This week I had the privilege of being invited to an Oris VIP evening where I had the opportunity to meet with their Chairman Urlich Herzog. I must admit that until very recently, Oris was not a company that I knew much about so this was a great opportunity to dispel myths, learn about the brand, and spend a little time in good company with some beautiful and somewhat unusual timepieces.
Ulrich is not your typical Chairman. He’s warm, friendly and approachable, and certainly not what you think of as a typical “chairman of the board” but then again he’s not come from that corporate culture. You see, unlike many Swiss watch manufacturers, Oris is still a privately owned business and one of the few remaining Swiss watch manufacturers that maintains its independence and is not subject to the influences of a parent group. And to this extent Ulrich leads the brand much like a father leading a family. What is utterly apparent is that he has a personal passion for the company, the brand, it’s history and it’s place in Swiss watch making.

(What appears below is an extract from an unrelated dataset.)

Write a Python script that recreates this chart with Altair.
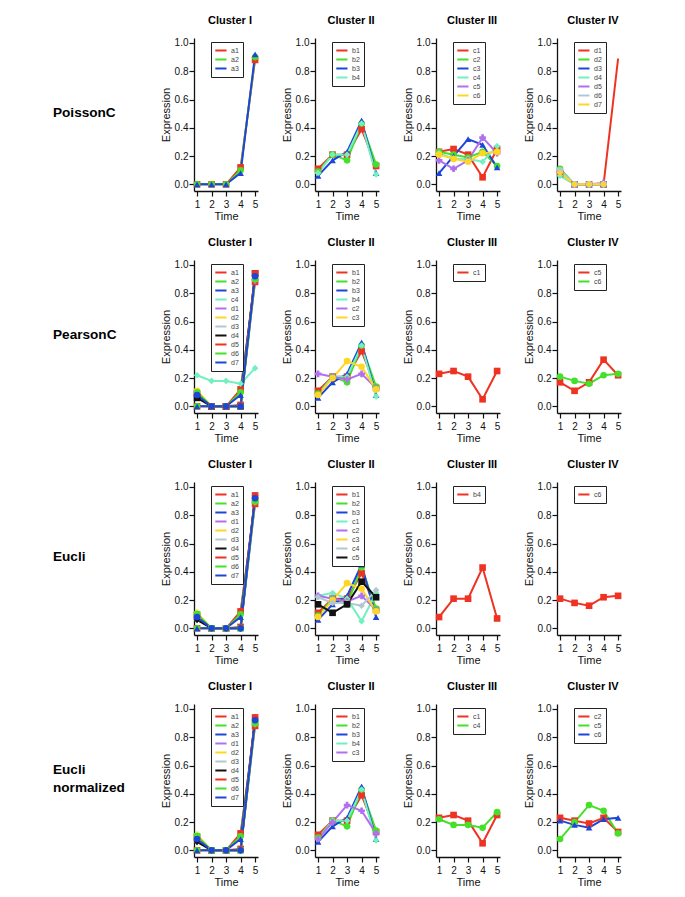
import altair as alt
import pandas as pd

TIME = [1, 2, 3, 4, 5]

# expression profiles
a1 = [0.00, 0.00, 0.00, 0.12, 0.88]
a2 = [0.00, 0.00, 0.00, 0.10, 0.90]
a3 = [0.00, 0.00, 0.00, 0.08, 0.92]
b1 = [0.11, 0.21, 0.21, 0.39, 0.13]
b2 = [0.09, 0.21, 0.17, 0.43, 0.14]
b3 = [0.06, 0.17, 0.23, 0.45, 0.08]
b4 = [0.08, 0.21, 0.21, 0.43, 0.07]
c1 = [0.23, 0.25, 0.21, 0.05, 0.25]
c2 = [0.23, 0.21, 0.19, 0.23, 0.13]
c3 = [0.08, 0.20, 0.32, 0.28, 0.12]
c4 = [0.22, 0.18, 0.18, 0.16, 0.27]
c5 = [0.17, 0.11, 0.17, 0.33, 0.22]
c6 = [0.21, 0.18, 0.16, 0.22, 0.23]
c5_norm = [0.08, 0.20, 0.32, 0.28, 0.12]
d1 = [0.08, 0.00, 0.00, 0.00, 0.89]
d2 = [0.11, 0.00, 0.00, 0.00, 0.90]
d3 = [0.07, 0.00, 0.00, 0.00, 0.93]
d4 = [0.06, 0.00, 0.00, 0.00, 0.94]
d5 = [0.09, 0.00, 0.00, 0.01, 0.94]
d6 = [0.10, 0.00, 0.00, 0.00, 0.90]
d7 = [0.08, 0.00, 0.00, 0.00, 0.92]

METHODS = ["PoissonC", "PearsonC", "Eucli", "Eucli\nnormalized"]
CLUSTERS = ["Cluster I", "Cluster II", "Cluster III", "Cluster IV"]

R, G, B, AQ, PU, YE, LB, BK = ("#ee3322", "#44e02a", "#1f45d8", "#72f0c0",
                               "#b070ee", "#ffd624", "#b0c8d4", "#111111")

PANELS = [
    [  # PoissonC
        [("a1", a1), ("a2", a2), ("a3", a3)],
        [("b1", b1), ("b2", b2), ("b3", b3), ("b4", b4)],
        [("c1", c1), ("c2", c2), ("c3", c3), ("c4", c4), ("c5", c5), ("c6", c6)],
        [("d1", d1), ("d2", d2[:4]), ("d3", d3[:4]), ("d4", d4[:4]),
         ("d5", d5[:4]), ("d6", d6[:4]), ("d7", d7[:4])],
    ],
    [  # PearsonC
        [("a1", a1), ("a2", a2), ("a3", a3), ("c4", c4), ("d1", d1), ("d2", d2),
         ("d3", d3), ("d4", d4), ("d5", d5), ("d6", d6), ("d7", d7)],
        [("b1", b1), ("b2", b2), ("b3", b3), ("b4", b4), ("c2", c2), ("c3", c3)],
        [("c1", c1)],
        [("c5", c5), ("c6", c6)],
    ],
    [  # Eucli
        [("a1", a1), ("a2", a2), ("a3", a3), ("d1", d1), ("d2", d2),
         ("d3", d3), ("d4", d4), ("d5", d5), ("d6", d6), ("d7", d7)],
        [("b1", b1), ("b2", b2), ("b3", b3), ("c1", c1), ("c2", c2),
         ("c3", c3), ("c4", c4), ("c5", c5)],
        [("b4", b4)],
        [("c6", c6)],
    ],
    [  # Eucli normalized
        [("a1", a1), ("a2", a2), ("a3", a3), ("d1", d1), ("d2", d2),
         ("d3", d3), ("d4", d4), ("d5", d5), ("d6", d6), ("d7", d7)],
        [("b1", b1), ("b2", b2), ("b3", b3), ("b4", b4), ("c3", c3)],
        [("c1", c1), ("c4", c4)],
        [("c2", c2), ("c5", c5_norm), ("c6", c6)],
    ],
]

COLORS = [
    [[R, G, B], [R, G, B, AQ], [R, G, B, AQ, PU, YE], [R, G, B, AQ, PU, LB, YE]],
    [[R, G, B, AQ, PU, YE, LB, BK, R, G, B], [R, G, B, AQ, PU, YE], [R], [R, G]],
    [[R, G, B, PU, YE, LB, BK, R, G, B], [R, G, B, AQ, PU, YE, LB, BK], [R], [R]],
    [[R, G, B, PU, YE, LB, BK, R, G, B], [R, G, B, AQ, PU], [R, G], [R, G, B]],
]

SHAPES = ["square", "circle", "triangle-up", "diamond", "cross", "circle",
          "diamond", "square", "square", "circle", "circle"]

NO_MARKER = {("PoissonC", "Cluster IV", "d1", 5)}

FONT = "Liberation Sans"
Y_TICKS = [0.0, 0.2, 0.4, 0.6, 0.8, 1.0]
LABEL_LINE_H = 18


def panel(mi, ci):
    series = PANELS[mi][ci]
    names = [n for n, _ in series]
    cols = COLORS[mi][ci]
    recs = []
    for n, vals in series:
        for t, v in zip(TIME, vals):
            mk = 0 if (METHODS[mi], CLUSTERS[ci], n, t) in NO_MARKER else 1
            recs.append({"gene": n, "time": t, "expr": v, "mk": mk})
    df = pd.DataFrame(recs)
    x = alt.X("time:Q", scale=alt.Scale(domain=[0.79, 5.2], nice=False, zero=False),
              axis=alt.Axis(values=TIME, format="d", title="Time", labelAngle=0,
                            labelPadding=3, titlePadding=1))
    y = alt.Y("expr:Q", scale=alt.Scale(domain=[-0.047, 1.035], nice=False, zero=False),
              axis=alt.Axis(values=Y_TICKS, format=".1f", title="Expression"))
    leg = alt.Legend(title=None, orient="none", legendX=17, legendY=4,
                     symbolType="M-1.2,0L2,0", symbolSize=49, symbolStrokeWidth=2,
                     labelFont=FONT, labelFontSize=7, labelColor="#444",
                     labelOffset=7, rowPadding=0, padding=4,
                     strokeColor="#222", fillColor="white", cornerRadius=0)
    line = alt.Chart(df).mark_line(strokeWidth=2).encode(
        x=x, y=y, color=alt.Color("gene:N", scale=alt.Scale(domain=names, range=cols), legend=leg))
    layers = [line]
    for k, n in enumerate(names):
        layers.append(
            alt.Chart(df).transform_filter(
                (alt.datum.gene == n) & (alt.datum.mk == 1)
            ).mark_point(filled=True, size=44, opacity=1, strokeWidth=0,
                         fill=cols[k], shape=SHAPES[k]).encode(x=x, y=y))
    return alt.layer(*layers).properties(
        width=64, height=153,
        title=alt.TitleParams(CLUSTERS[ci], frame="group", dx=4, offset=12))


def label_chart(mi):
    label = METHODS[mi]
    n_lines = label.count("\n") + 1
    df = pd.DataFrame({"label": [label]})
    return alt.Chart(df).mark_text(
        align="left", baseline="middle", font=FONT, fontSize=13.6, fontWeight="bold",
        lineBreak="\n", lineHeight=LABEL_LINE_H, color="black").encode(
        text="label:N", x=alt.value(45),
        y=alt.value(75 - (n_lines - 1) * LABEL_LINE_H / 2)).properties(width=131, height=153)


rows = []
for mi in range(4):
    rows.append(alt.hconcat(label_chart(mi), *[panel(mi, ci) for ci in range(4)],
                            spacing=21).resolve_scale(color="independent"))

chart = alt.vconcat(*rows, spacing=15).resolve_scale(color="independent").properties(
    padding={"top": 6, "left": 0, "right": 0, "bottom": 0}
).configure_view(stroke=None).configure_axis(
    domainColor="#111", domainWidth=1.3, tickColor="#111", tickWidth=1.2, tickSize=5,
    labelFont=FONT, labelFontSize=10, labelColor="#111", labelPadding=1,
    titleFont=FONT, titleFontSize=11, titleFontWeight="normal", titleColor="#111",
    titlePadding=3, grid=False
).configure_title(font=FONT, fontSize=11, fontWeight="bold", color="black")

chart.save("out.html", embed_options={"renderer": "svg", "actions": False})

Founded in 1904, the company became the largest employer in Hölstein where it was founded. In 1925 it began to fit bracelet buckles to pocket watches making them its first wristwatches. In 1927 George’s Christian (ORIS co founder) dies and Jacques-David LeCoultre becomes president, who later will go on to found Jaeger-LeCoultre. A year later Oscar Herzog (Georges Christian’s brother in law) takes over as general manager and remains there for 43 years. In 1970 ORIS became part of what will become the Swatch group and barely survived the “quartz crisis”. With ORIS in decline, in 1982 Ulrich Herzog together we Dr Rolf Portmann lead a successful management buy out of ORIS restoring its independence electing to abandon quartz and leaning on its heritage, produce only mechanical timepieces. For the last 36 years like his ancestor, Ulrich Herzog has led ORIS as a father figure.
This leads me to Oris’s more recent innovations. In 2013 ORIS created a dive watch with an integrated depth gauge. A special crystal with an integrated channel was created allowing water to enter a chamber under pressure and therefore mechanically indicating depth. This was integrated into the face of the watch without compromising the primary water resistance. An innovative approach by all means.

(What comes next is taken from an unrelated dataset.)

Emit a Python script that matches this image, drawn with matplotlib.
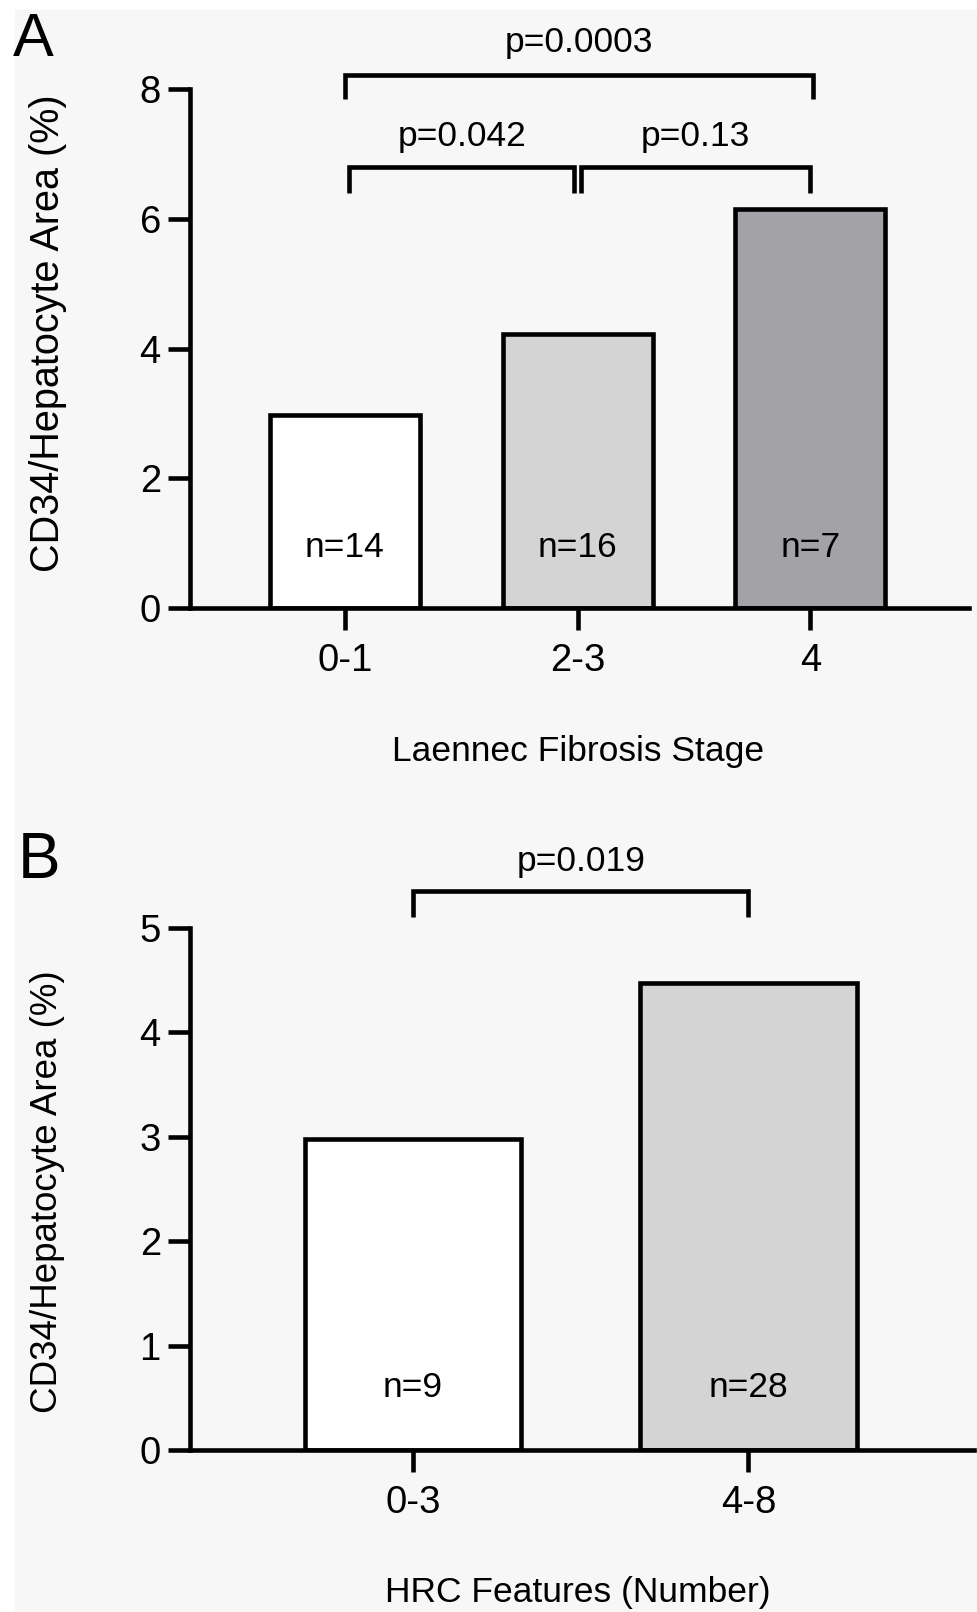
import matplotlib.pyplot as plt
from matplotlib.patches import Rectangle

plt.rcParams['font.family'] = ['Liberation Sans', 'DejaVu Sans']

# panel A: Laennec fibrosis stage
stages = ['0-1', '2-3', '4']
stage_area = [2.97, 4.22, 6.15]
stage_n = [14, 16, 7]
stage_colors = ['#ffffff', '#d4d4d4', '#a3a3a7']

# panel B: HRC features
hrc = ['0-3', '4-8']
hrc_area = [2.98, 4.47]
hrc_n = [9, 28]
hrc_colors = ['#ffffff', '#d4d4d4']

# comparisons (left bar, right bar, label)
stage_pvals = [(0, 1, 'p=0.042'), (1, 2, 'p=0.13'), (0, 2, 'p=0.0003')]
hrc_pvals = [(0, 1, 'p=0.019')]

LW = 3.3
bg = '#f7f7f7'

fig = plt.figure(figsize=(9.77, 16.12), dpi=100)
fig.add_artist(Rectangle((15 / 977, 0), 1, 1 - 10 / 1612, transform=fig.transFigure,
                         color=bg, zorder=-10))


def bracket(ax, x1, x2, y, leg, label, ty):
    ax.plot([x1, x1, x2, x2], [y - leg, y, y, y - leg], color='k', lw=LW,
            clip_on=False, solid_joinstyle='miter', solid_capstyle='butt')
    ax.text((x1 + x2) / 2, ty, label, ha='center', va='center', fontsize=25.5)


def panel(rect, cats, vals, ns, colors, yticks, xmax, nlab_y):
    ax = fig.add_axes(rect)
    ax.set_facecolor('none')
    x = range(len(cats))
    ax.bar(x, vals, width=0.645, color=colors, edgecolor='k', linewidth=LW)
    for i, n in enumerate(ns):
        ax.text(i, nlab_y, 'n=%d' % n, ha='center', va='center', fontsize=25.5)
    ax.set_xlim(-0.665, xmax)
    ax.set_ylim(0, yticks[-1])
    ax.set_xticks(list(x))
    ax.set_xticklabels(cats)
    ax.set_yticks(yticks)
    for s in ['top', 'right']:
        ax.spines[s].set_visible(False)
    for s in ['left', 'bottom']:
        ax.spines[s].set_linewidth(LW)
    ax.tick_params(length=16, width=LW, labelsize=27.5)
    ax.tick_params(axis='x', pad=9)
    ax.tick_params(axis='y', pad=5)
    return ax


axA = panel([0.1945, 0.6228, 0.797, 0.322], stages, stage_area, stage_n,
            stage_colors, [0, 2, 4, 6, 8], 2.68, 0.93)
g = 0.015
for a, b, lab in stage_pvals:
    if b - a == 1:
        x1 = a + (g if a > 0 else 0.02)
        x2 = b - (g if b < 2 else 0)
        bracket(axA, x1, x2, 6.79, 0.4, lab, 7.27)
    else:
        bracket(axA, a, b + 0.01, 8.22, 0.38, lab, 8.72)

axB = panel([0.1945, 0.1005, 0.8025, 0.3238], hrc, hrc_area, hrc_n,
            hrc_colors, [0, 1, 2, 3, 4, 5], 1.673, 0.6)
for a, b, lab in hrc_pvals:
    bracket(axB, a, b, 5.35, 0.24, lab, 5.64)

fig.text(0.049, 0.7934, 'CD34/Hepatocyte Area (%)', rotation=90, ha='center',
         va='center', fontsize=28.5)
fig.text(0.049, 0.2605, 'CD34/Hepatocyte Area (%)', rotation=90, ha='center',
         va='center', fontsize=26.5)
fig.text(0.5916, 0.534, 'Laennec Fibrosis Stage', ha='center', va='center', fontsize=25.5)
fig.text(0.5916, 0.0124, 'HRC Features (Number)', ha='center', va='center', fontsize=25.5)

fig.text(0.013, 0.9746, 'A', ha='left', va='center', fontsize=44)
fig.text(0.018, 0.4656, 'B', ha='left', va='center', fontsize=46)

fig.savefig('out.png', dpi=100)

In 2014 for the celebration of their 110th anniversary, they announced a new in house manually wound movement combining a 10 day power reserve with a power reserve indicator. Creating a watch with a 10 day power reserve is by no means easy. Considering that most watch manufacturers measure the power reserve in hours – typically 38-42 hours for most mechanical watches and a few delivering 70 hours (Tudor & Rolex), this equates to 240 hours. What’s more – recent innovations in movements able to deliver extended power reserves from other manufacturers have done so using twin barrels – where energy is stored and released using two separate springs connected through gears. ORIS on the other hand have accompanied this remarkable feat using a single barrel. This saves valuable space in the movement.
It has always amazed me that manufacturers have added a power reserve indicator to an automatic movement as this seems a somewhat superfluous endeavour, as the watch will never run out of power while you’re wearing it. There is admittedly a small truth that a watch will be more accurate when it’s fully wound but it’s a trivial matter to wind and set an automatic and as long as it is worn, the movement will be constantly ‘topped up’.

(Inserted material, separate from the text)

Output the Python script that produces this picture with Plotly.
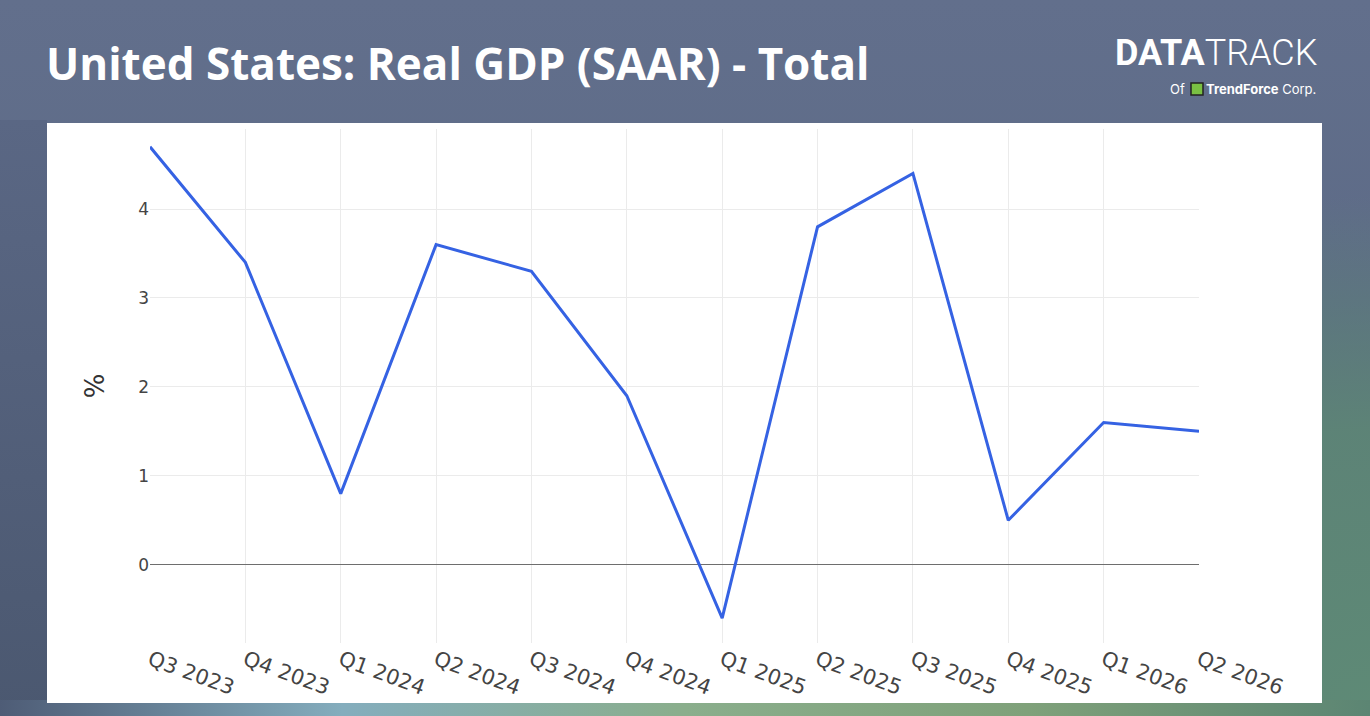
import plotly.graph_objects as go
import urllib.parse

# quarterly real GDP growth, SAAR (%)
quarters = ["Q3 2023", "Q4 2023", "Q1 2024", "Q2 2024", "Q3 2024", "Q4 2024",
            "Q1 2025", "Q2 2025", "Q3 2025", "Q4 2025", "Q1 2026", "Q2 2026"]
gdp_saar = [4.7, 3.4, 0.8, 3.6, 3.3, 1.9, -0.6, 3.8, 4.4, 0.5, 1.6, 1.5]
y_ticks = [0, 1, 2, 3, 4]

title_text = "United States: Real GDP (SAAR) - Total"

W, H = 1370, 716
L, R, T, B = 150, 171, 129, 73
pw, ph = W - L - R, H - T - B


def px(x):
    # pixel column -> paper x
    return (x - L) / pw


def py(y):
    # pixel row -> paper y
    return (H - B - y) / ph


# backdrop: slate blue, green toward the bottom right, teal/green strip at the bottom
bg_svg = """<svg xmlns='http://www.w3.org/2000/svg' width='1370' height='716' preserveAspectRatio='none'>
<defs>
<linearGradient id='a' x1='0' y1='0' x2='0' y2='1'>
<stop offset='0' stop-color='#626f8c'/>
<stop offset='1' stop-color='#56657f'/>
</linearGradient>
<radialGradient id='b' gradientUnits='userSpaceOnUse' cx='1370' cy='716' r='520'>
<stop offset='0' stop-color='#5e8a76' stop-opacity='1'/>
<stop offset='0.55' stop-color='#5d8675' stop-opacity='0.9'/>
<stop offset='1' stop-color='#5d8675' stop-opacity='0'/>
</radialGradient>
<linearGradient id='c' x1='0' y1='0' x2='1' y2='0'>
<stop offset='0' stop-color='#4e5c76'/>
<stop offset='0.25' stop-color='#84adbd'/>
<stop offset='0.5' stop-color='#8aae8c'/>
<stop offset='0.75' stop-color='#7fa17a'/>
<stop offset='1' stop-color='#5c8573'/>
</linearGradient>
<linearGradient id='d' x1='0' y1='0' x2='0' y2='1'>
<stop offset='0' stop-color='#5a6784'/>
<stop offset='1' stop-color='#4b5870'/>
</linearGradient>
</defs>
<rect width='1370' height='716' fill='url(#a)'/>
<rect width='1370' height='716' fill='url(#b)'/>
<rect x='0' y='120' width='47' height='596' fill='url(#d)'/>
<rect x='0' y='700' width='1370' height='16' fill='url(#c)'/>
</svg>"""
bg_uri = "data:image/svg+xml;charset=utf-8," + urllib.parse.quote(bg_svg)

fig = go.Figure()
fig.add_trace(go.Scatter(x=quarters, y=gdp_saar, mode="lines",
                         line=dict(color="#3562e3", width=3),
                         showlegend=False))

fig.add_layout_image(dict(source=bg_uri, xref="paper", yref="paper",
                          x=px(0), y=py(0), sizex=W / pw, sizey=H / ph,
                          xanchor="left", yanchor="top", sizing="stretch",
                          layer="below"))

# white chart panel
fig.add_shape(type="rect", xref="paper", yref="paper",
              x0=px(47), x1=px(1322), y0=py(703), y1=py(123),
              fillcolor="white", line=dict(width=0), layer="below")

# title
fig.add_annotation(text="<b>" + title_text + "</b>", xref="paper", yref="paper",
                   x=px(44), y=py(63), xanchor="left", yanchor="middle",
                   showarrow=False, font=dict(family="Open Sans", size=44, color="white"))

# logo
fig.add_annotation(text="<b>DATA</b><span style='font-weight:300'>TRACK</span>",
                   xref="paper", yref="paper",
                   x=px(1320), y=py(53), xanchor="right", yanchor="middle",
                   showarrow=False,
                   font=dict(family="Roboto", size=36, color="white"))
fig.add_annotation(text="Of", xref="paper", yref="paper",
                   x=px(1168), y=py(89), xanchor="left", yanchor="middle",
                   showarrow=False, font=dict(family="Inter", size=13, color="white"))
fig.add_shape(type="rect", xref="paper", yref="paper",
              x0=px(1191), x1=px(1203), y0=py(95), y1=py(83),
              fillcolor="#7ac043", line=dict(color="#222", width=1.5))
fig.add_annotation(text="<b>TrendForce</b> Corp.", xref="paper", yref="paper",
                   x=px(1204), y=py(89), xanchor="left", yanchor="middle",
                   showarrow=False, font=dict(family="Inter", size=13, color="white"))

fig.update_layout(
    width=W, height=H,
    margin=dict(l=L, r=R, t=T, b=B),
    paper_bgcolor="#5b6886",
    plot_bgcolor="white",
    font=dict(family="DejaVu Sans", color="#444"),
)
fig.update_xaxes(
    type="category", tickangle=20, showgrid=True, gridcolor="#ebebeb",
    tickfont=dict(size=21, color="#444"), range=[0, len(quarters) - 1],
    ticks="", showline=False, zeroline=False,
)
fig.update_yaxes(
    range=[-0.88, 4.9], tickvals=y_ticks, showgrid=True, gridcolor="#ebebeb",
    zeroline=True, zerolinecolor="#6e6e6e", zerolinewidth=1,
    tickfont=dict(size=17, color="#444"),
    title=dict(text="%", font=dict(size=26, color="#333"), standoff=26),
)

# drop the default page margin so the figure sits at the window corner
fig.write_html("out.html", config={"displayModeBar": False},
               post_script="document.body.style.margin='0';")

However a power reserve indicator on a manual wind watch is the perfect complication for two reasons. First the obvious – it shows how long the watch will run before needing to be wound. Allowing the wearer to wind when necessary, keeping the watch in motion and not running out. However more importantly, automatic watches have a clutch mechanism that ensures no matter how much movement is exerted on the rotor, it cannot overwind and damage the movement. A manual movement does not have this and so it is very important the movement is not overwound, damaging the watch. So the presence of a reserve indicator on a manual movement is is clearly the most beneficial complication to have.
Building on the foundations of this movement ORIS have continued to iterate and expand their movement range adding a date, second time zones, a moon phase, and more. With all of this innovation in house, most brands would command a price far in excess of ORIS’s proposition. However as we have seen, ORIS does not follow traditional corporate culture and it’s philosophy of real watches for real people prevails, keeping Swiss watch innovation affordable.